_YOUR TASK_
Repeat the records word for word, excluding any picture.

========================

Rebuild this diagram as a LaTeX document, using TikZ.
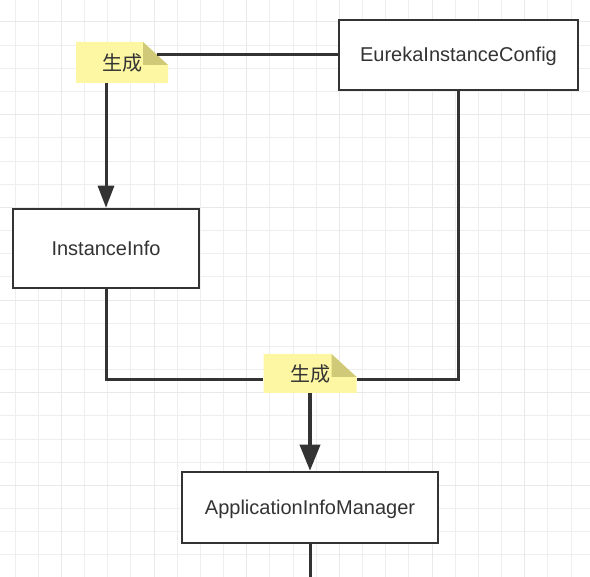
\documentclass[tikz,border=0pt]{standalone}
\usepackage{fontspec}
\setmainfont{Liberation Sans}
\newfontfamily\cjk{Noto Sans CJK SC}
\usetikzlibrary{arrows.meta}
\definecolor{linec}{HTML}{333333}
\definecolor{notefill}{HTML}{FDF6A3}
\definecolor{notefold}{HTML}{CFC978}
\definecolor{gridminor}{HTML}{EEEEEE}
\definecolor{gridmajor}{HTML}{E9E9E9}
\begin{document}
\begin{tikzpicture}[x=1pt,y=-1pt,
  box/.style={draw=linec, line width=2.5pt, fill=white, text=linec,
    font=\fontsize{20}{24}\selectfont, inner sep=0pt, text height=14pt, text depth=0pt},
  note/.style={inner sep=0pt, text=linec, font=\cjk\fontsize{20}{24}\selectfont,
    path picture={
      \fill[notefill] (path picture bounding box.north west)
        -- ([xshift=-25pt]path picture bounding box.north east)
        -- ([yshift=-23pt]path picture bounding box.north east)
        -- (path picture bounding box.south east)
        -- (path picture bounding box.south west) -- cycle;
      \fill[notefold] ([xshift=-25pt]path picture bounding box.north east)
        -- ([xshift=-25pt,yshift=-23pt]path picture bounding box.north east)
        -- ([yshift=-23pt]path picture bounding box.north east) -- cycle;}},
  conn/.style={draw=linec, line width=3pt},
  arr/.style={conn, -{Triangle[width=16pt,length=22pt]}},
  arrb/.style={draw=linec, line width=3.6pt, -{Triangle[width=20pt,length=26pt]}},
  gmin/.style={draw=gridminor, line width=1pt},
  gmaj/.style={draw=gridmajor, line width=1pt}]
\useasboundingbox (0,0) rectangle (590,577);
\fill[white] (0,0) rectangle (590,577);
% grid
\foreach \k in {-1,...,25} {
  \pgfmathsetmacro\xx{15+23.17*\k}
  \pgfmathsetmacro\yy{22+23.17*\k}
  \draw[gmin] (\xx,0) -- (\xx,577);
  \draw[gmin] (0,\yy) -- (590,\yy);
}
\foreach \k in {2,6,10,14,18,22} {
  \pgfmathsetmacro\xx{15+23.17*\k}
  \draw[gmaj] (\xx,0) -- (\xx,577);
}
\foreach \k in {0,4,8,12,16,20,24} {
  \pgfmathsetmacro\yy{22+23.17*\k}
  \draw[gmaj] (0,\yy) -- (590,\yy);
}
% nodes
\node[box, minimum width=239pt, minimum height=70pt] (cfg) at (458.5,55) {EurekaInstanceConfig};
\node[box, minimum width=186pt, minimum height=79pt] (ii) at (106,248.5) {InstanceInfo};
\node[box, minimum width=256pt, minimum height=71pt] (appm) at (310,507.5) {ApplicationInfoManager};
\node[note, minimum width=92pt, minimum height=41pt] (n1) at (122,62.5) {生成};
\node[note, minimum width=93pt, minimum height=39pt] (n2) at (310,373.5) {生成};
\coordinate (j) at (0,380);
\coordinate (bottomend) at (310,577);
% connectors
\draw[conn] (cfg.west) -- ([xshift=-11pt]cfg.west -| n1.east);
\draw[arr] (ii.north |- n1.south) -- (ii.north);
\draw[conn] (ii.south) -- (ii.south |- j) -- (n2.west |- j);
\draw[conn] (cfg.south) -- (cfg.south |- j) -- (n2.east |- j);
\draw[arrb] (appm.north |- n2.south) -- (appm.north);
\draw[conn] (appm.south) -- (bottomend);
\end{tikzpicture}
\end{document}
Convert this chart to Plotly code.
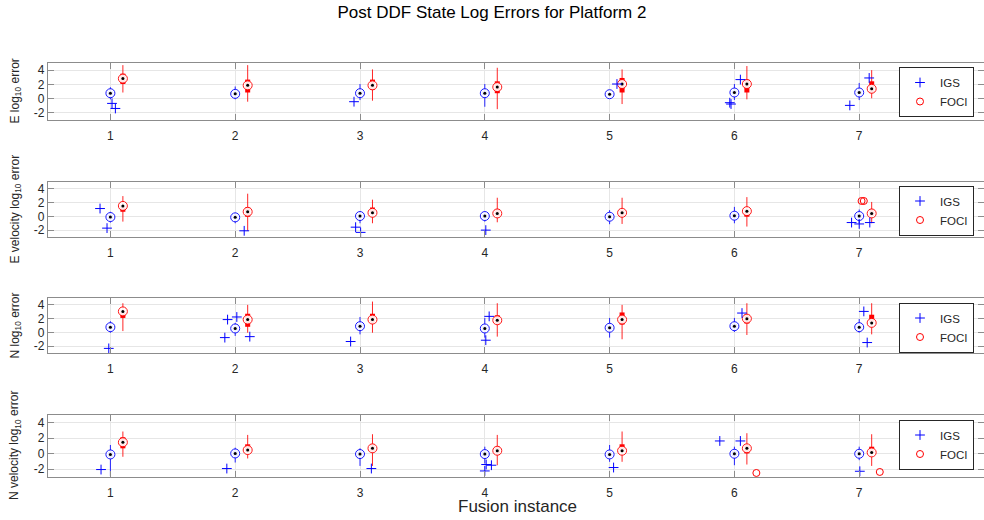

========================

_THE OUTPUT_
Rebuild this diagram as a LaTeX document, using TikZ.
\documentclass[tikz,border=0pt]{standalone}
\usepackage{fontspec}
\setmainfont{Liberation Sans}
\newfontfamily\cjk{Noto Sans CJK SC}
\usetikzlibrary{arrows.meta}
\definecolor{linec}{HTML}{333333}
\definecolor{notefill}{HTML}{FDF6A3}
\definecolor{notefold}{HTML}{CFC978}
\definecolor{gridminor}{HTML}{EEEEEE}
\definecolor{gridmajor}{HTML}{E9E9E9}
\begin{document}
\begin{tikzpicture}[x=1pt,y=-1pt,
  box/.style={draw=linec, line width=2.5pt, fill=white, text=linec,
    font=\fontsize{20}{24}\selectfont, inner sep=0pt, text height=14pt, text depth=0pt},
  note/.style={inner sep=0pt, text=linec, font=\cjk\fontsize{20}{24}\selectfont,
    path picture={
      \fill[notefill] (path picture bounding box.north west)
        -- ([xshift=-25pt]path picture bounding box.north east)
        -- ([yshift=-23pt]path picture bounding box.north east)
        -- (path picture bounding box.south east)
        -- (path picture bounding box.south west) -- cycle;
      \fill[notefold] ([xshift=-25pt]path picture bounding box.north east)
        -- ([xshift=-25pt,yshift=-23pt]path picture bounding box.north east)
        -- ([yshift=-23pt]path picture bounding box.north east) -- cycle;}},
  conn/.style={draw=linec, line width=3pt},
  arr/.style={conn, -{Triangle[width=16pt,length=22pt]}},
  arrb/.style={draw=linec, line width=3.6pt, -{Triangle[width=20pt,length=26pt]}},
  gmin/.style={draw=gridminor, line width=1pt},
  gmaj/.style={draw=gridmajor, line width=1pt}]
\useasboundingbox (0,0) rectangle (590,577);
\fill[white] (0,0) rectangle (590,577);
% grid
\foreach \k in {-1,...,25} {
  \pgfmathsetmacro\xx{15+23.17*\k}
  \pgfmathsetmacro\yy{22+23.17*\k}
  \draw[gmin] (\xx,0) -- (\xx,577);
  \draw[gmin] (0,\yy) -- (590,\yy);
}
\foreach \k in {2,6,10,14,18,22} {
  \pgfmathsetmacro\xx{15+23.17*\k}
  \draw[gmaj] (\xx,0) -- (\xx,577);
}
\foreach \k in {0,4,8,12,16,20,24} {
  \pgfmathsetmacro\yy{22+23.17*\k}
  \draw[gmaj] (0,\yy) -- (590,\yy);
}
% nodes
\node[box, minimum width=239pt, minimum height=70pt] (cfg) at (458.5,55) {EurekaInstanceConfig};
\node[box, minimum width=186pt, minimum height=79pt] (ii) at (106,248.5) {InstanceInfo};
\node[box, minimum width=256pt, minimum height=71pt] (appm) at (310,507.5) {ApplicationInfoManager};
\node[note, minimum width=92pt, minimum height=41pt] (n1) at (122,62.5) {生成};
\node[note, minimum width=93pt, minimum height=39pt] (n2) at (310,373.5) {生成};
\coordinate (j) at (0,380);
\coordinate (bottomend) at (310,577);
% connectors
\draw[conn] (cfg.west) -- ([xshift=-11pt]cfg.west -| n1.east);
\draw[arr] (ii.north |- n1.south) -- (ii.north);
\draw[conn] (ii.south) -- (ii.south |- j) -- (n2.west |- j);
\draw[conn] (cfg.south) -- (cfg.south |- j) -- (n2.east |- j);
\draw[arrb] (appm.north |- n2.south) -- (appm.north);
\draw[conn] (appm.south) -- (bottomend);
\end{tikzpicture}
\end{document}
Convert this chart to Plotly code.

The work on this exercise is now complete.